I wonder if it was a prudent thing to do, however, and not least because those relics will now rest not in Constantinople, of course, but in Istanbul, i.e., not in the formerly Christian capital of the East but in the largest city of Muslim Turkey.
ISIS is probably not the only Muslim terror group to announce its intention to one day subdue Rome. Perhaps they hope to turn St. Peter’s Basilica into a mosque. (Don’t get your hopes up about that, Abu Bakr-al Baghdadi!) But once upon a time in the former Constantinople it did happen to another great church, Hagia Sophia, which today would surely be the metropolitan church of Patriarch Bartholomew had not Mehmed the Conqueror turned it into a mosque beginning in 1453. This once great church of Catholicism and then Orthodoxy remained a mosque until 1935, at which point it became a museum in an increasingly secularizing Istanbul.
Just this year, however, Recep Tayyip Erdogan, Turkey’s president, announced that Hagia Sofia’s use will henceforth revert. “Ayasofya,” he said, using the Turkish word for the structure, “will no longer be called a museum. Its status will change. We will call it a mosque.”
In the early stages of his political career, Mr. Erdogan seemed to model himself on Kemal Atatürk, the Western-leaning modernizer of the Turkish nation, who ruled from 1923 until his death in 1938. But Erdogan’s views, which were once against the radical Islamists, have – as an American politician might say – evolved. As Turks have become more radicalized, so has Erdogan. Turkey may be poised to become every bit as Islamofascist as Iran, if not more so – maybe to the point of becoming another pre-9/11 Afghanistan, although much more powerful and more dangerous.
Of course, dictatorial leaders in the Erdogan/Taliban mold have a way of sowing the seeds of their own destruction, in the aftermath of which things sometimes get better, but more often don’t.

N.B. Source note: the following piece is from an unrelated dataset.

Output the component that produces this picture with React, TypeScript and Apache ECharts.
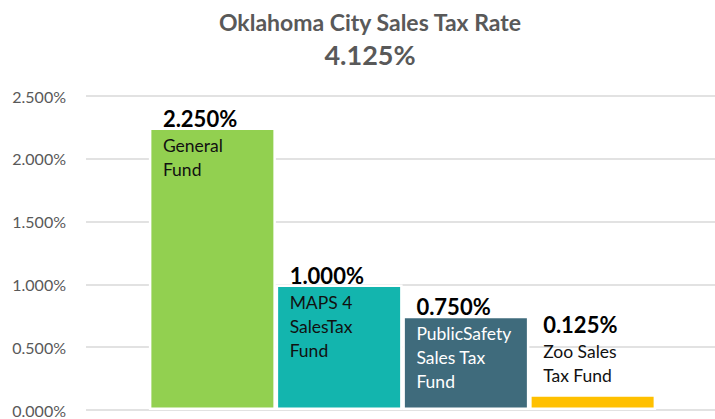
import React, { useEffect, useRef } from "react";
import * as echarts from "echarts";

const titleText = "Oklahoma City Sales Tax Rate";
const subtitleText = "4.125%";
const categories = ["General Fund", "MAPS 4 Sales Tax Fund", "Public Safety Sales Tax Fund", "Zoo Sales Tax Fund"];
const labelLines = [["General", "Fund"], ["MAPS 4", "SalesTax", "Fund"], ["PublicSafety", "Sales Tax", "Fund"], ["Zoo Sales", "Tax Fund"]];
const values = [2.25, 1.0, 0.75, 0.125];
const colors = ["#92D050", "#13B5AE", "#3F6B7C", "#FFC000"];
const nameColors = ["#111111", "#111111", "#FFFFFF", "#111111"];
const yMin = 0;
const yMax = 2.5;
const yInterval = 0.5;

const FONT = "Lato";

export default function App() {
  const ref = useRef<HTMLDivElement>(null);
  useEffect(() => {
    document.body.style.margin = "0";
    if (!ref.current) return;
    const chart = echarts.init(ref.current, null, { renderer: "svg" });
    const data = values.map((v, i) => ({
      value: v,
      itemStyle: { color: colors[i] },
      label: {
        offset: i === 3 ? [14, -85] : [14, -24],
        formatter: () =>
          "{v|" + v.toFixed(3) + "%}\n" + labelLines[i].map((l) => "{n" + i + "|" + l + "}").join("\n"),
      },
    }));
    const rich: any = {
      v: { fontFamily: FONT, fontSize: 22, fontWeight: "bold", color: "#000", lineHeight: 30 },
    };
    nameColors.forEach((c, i) => {
      rich["n" + i] = { fontFamily: FONT, fontSize: 17.5, color: c, lineHeight: 24 };
    });
    chart.setOption({
      animation: false,
      textStyle: { fontFamily: FONT },
      graphic: [
        {
          type: "text",
          x: 370,
          y: 10,
          style: { text: titleText, align: "center", verticalAlign: "top", fontFamily: FONT, fontSize: 23, fontWeight: "bold", fill: "#595959" },
        },
        {
          type: "text",
          x: 370,
          y: 41,
          style: { text: subtitleText, align: "center", verticalAlign: "top", fontFamily: FONT, fontSize: 27, fontWeight: "bold", fill: "#595959" },
        },
      ],
      grid: [
        { left: 86, right: 0, top: 96, bottom: 9, containLabel: false },
        { left: 149, width: 507, top: 96, bottom: 9, containLabel: false },
      ],
      xAxis: [
        { type: "category", gridIndex: 0, data: categories, show: false },
        { type: "category", gridIndex: 1, data: categories, show: false },
      ],
      yAxis: [
        {
          type: "value",
          gridIndex: 0,
          min: yMin,
          max: yMax,
          interval: yInterval,
          axisLine: { show: false },
          axisTick: { show: false },
          splitLine: { lineStyle: { color: "#D9D9D9", width: 1.5 } },
          axisLabel: {
            margin: 20,
            fontFamily: FONT,
            fontSize: 16,
            color: "#595959",
            formatter: (v: number) => v.toFixed(3) + "%",
          },
        },
        { type: "value", gridIndex: 1, min: yMin, max: yMax, interval: yInterval, show: false },
      ],
      series: [
        {
          type: "bar",
          xAxisIndex: 1,
          yAxisIndex: 1,
          barWidth: 127,
          data,
          itemStyle: { borderColor: "#FFFFFF", borderWidth: 2.5 },
          label: { show: true, position: "insideTopLeft", distance: 0, rich },
        },
      ],
    });
    return () => chart.dispose();
  }, []);
  return <div ref={ref} style={{ width: 715, height: 419 }} />;
}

We saw in Iraq what even the brief ascension of al-Qaeda and ISIS meant for the “relics” of Christian civilization there. If Turkey goes sideways, as Iraq did, it will not be a catastrophe like the fire that struck Notre-Dame, where Parisian priests, parishioners, police, and firefighters were able to rescue many of the relics and treasures of the great cathedral. Nothing like that happened on the Nineveh Plain, where – among other losses – the tomb of the prophet Jonah was obliterated. And Jonah is a revered figure in Islam! Islam in its most militant version is, by definition, a religion of iconoclasts.
By all accounts, Pope Francis’ gift to Patriarch Bartholomew was a spontaneous gesture. Certainly, the representatives from Istanbul were surprised by the pope’s largess, which means that – back in Turkey – they had no well-prepared place for the disposition of the relics once they came into the precincts of Eastern Orthodoxy: no well-thought-out plan for how to secure them.
And it’s not, I hope, just another example of my Francis fatigue to suggest that this is another instance of the pope acting in such a way as to suggest that Catholicism is simply one Christian denomination among others, and, perhaps, not even primus inter pares – an odd, perhaps unprecedented position for a Roman Pontiff.
In any case, what’s done is done. And we pray that our Orthodox brethren will derive great blessings from the pope’s gift, that religious freedom will reign in Turkey, and that the pope’s gift will, indeed, turn out to be “brave” and not reckless.